Engineering geologists are concerned with the detailed technical analysis of earth material and the risk assessment of geological hazards. Their role is to ensure that geological factors affecting engineering works are identified and dealt with. They assess the integrity of soil, rock, groundwater and other natural conditions prior to major construction projects. They advise on procedures required for such developments and the suitability of appropriate construction materials.
Engineering geologists are also involved with analyzing sites and designs for environmentally sensitive developments, such as landfill sites. By monitoring development areas and analyzing ground conditions, they ensure that structures can be secure in the short and long term.
The term engineering geologist encompasses a range of roles and can be applied to many different sectors within the industry. It is only after working for a few years, and seeing how each department works, that engineering geologists are clear about which area they want to work in.
Typical Work Activities
- Consulting geological maps and aerial photographs to advise on site selection.
- Assisting with the design of built structures, using specialised computer software or calculations.
- Collating data and producing reports.
- Overseeing the progress of specific contracts.
- Planning detailed field investigations by drilling and analysing samples of deposits/bedrock.
- Supervising site and ground investigations.
- Making visits to new project sites.
- Advising on and testing a range of construction materials, for example sand, gravel, bricks and clay.
- Making recommendations on the proposed use of a site and providing information.
- Advising on problems such as subsidence.
- Managing staff, including other engineering geologists, geotechnical engineers, consultants and contractors.
- Attending professional conferences and representing the company or organisation at other events.
- Team-working ability.
- Interpersonal skills.
- Report-writing ability.
- Presentation skills.
- A flexible approach to work.
- Willingness to accept responsibility.
Physical mobility, a good standard of fitness and a driving licence are also required.
There are two main routes for career progression and both depend on technical ability, personal qualities and breadth of experience. An engineering geologist may:
- Continue working in a technical role as an engineering geologist and then progress to senior engineering geologist.

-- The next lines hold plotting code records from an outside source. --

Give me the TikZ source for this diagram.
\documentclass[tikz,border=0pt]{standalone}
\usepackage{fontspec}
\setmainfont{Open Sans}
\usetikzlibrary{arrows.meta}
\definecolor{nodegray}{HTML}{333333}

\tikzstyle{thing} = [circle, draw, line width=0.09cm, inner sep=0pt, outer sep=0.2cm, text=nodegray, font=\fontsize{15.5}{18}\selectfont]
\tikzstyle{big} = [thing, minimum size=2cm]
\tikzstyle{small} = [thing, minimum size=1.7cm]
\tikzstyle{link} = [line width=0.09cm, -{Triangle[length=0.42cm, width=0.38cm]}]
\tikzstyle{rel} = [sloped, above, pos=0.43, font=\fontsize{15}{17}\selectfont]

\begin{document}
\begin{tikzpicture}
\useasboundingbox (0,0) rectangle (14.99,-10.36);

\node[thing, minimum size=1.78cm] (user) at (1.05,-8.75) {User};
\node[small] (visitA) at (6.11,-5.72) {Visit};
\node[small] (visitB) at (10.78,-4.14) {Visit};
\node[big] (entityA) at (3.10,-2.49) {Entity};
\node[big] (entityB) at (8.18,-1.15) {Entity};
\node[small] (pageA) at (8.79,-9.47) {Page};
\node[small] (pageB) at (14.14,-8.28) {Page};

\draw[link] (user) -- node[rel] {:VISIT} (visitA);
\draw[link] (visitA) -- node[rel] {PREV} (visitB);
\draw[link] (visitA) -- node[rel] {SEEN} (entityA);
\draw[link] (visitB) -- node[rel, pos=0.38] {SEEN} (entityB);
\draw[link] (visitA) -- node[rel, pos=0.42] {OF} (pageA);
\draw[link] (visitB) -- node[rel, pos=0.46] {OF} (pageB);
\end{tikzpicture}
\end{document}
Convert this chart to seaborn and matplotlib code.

- Move into an engineering management role, working with or managing other professionals.
Gaining chartered status is an invaluable part of career development and can improve your chances of achieving senior posts, such as in project management and team leading. Keeping up to date with technical, legislative and statutory changes is also a key part of successful career development. It is important to maintain professional knowledge of relevant industry software and technology as there are fast-moving changes in these areas. Health and safety is also vitally important in the industry.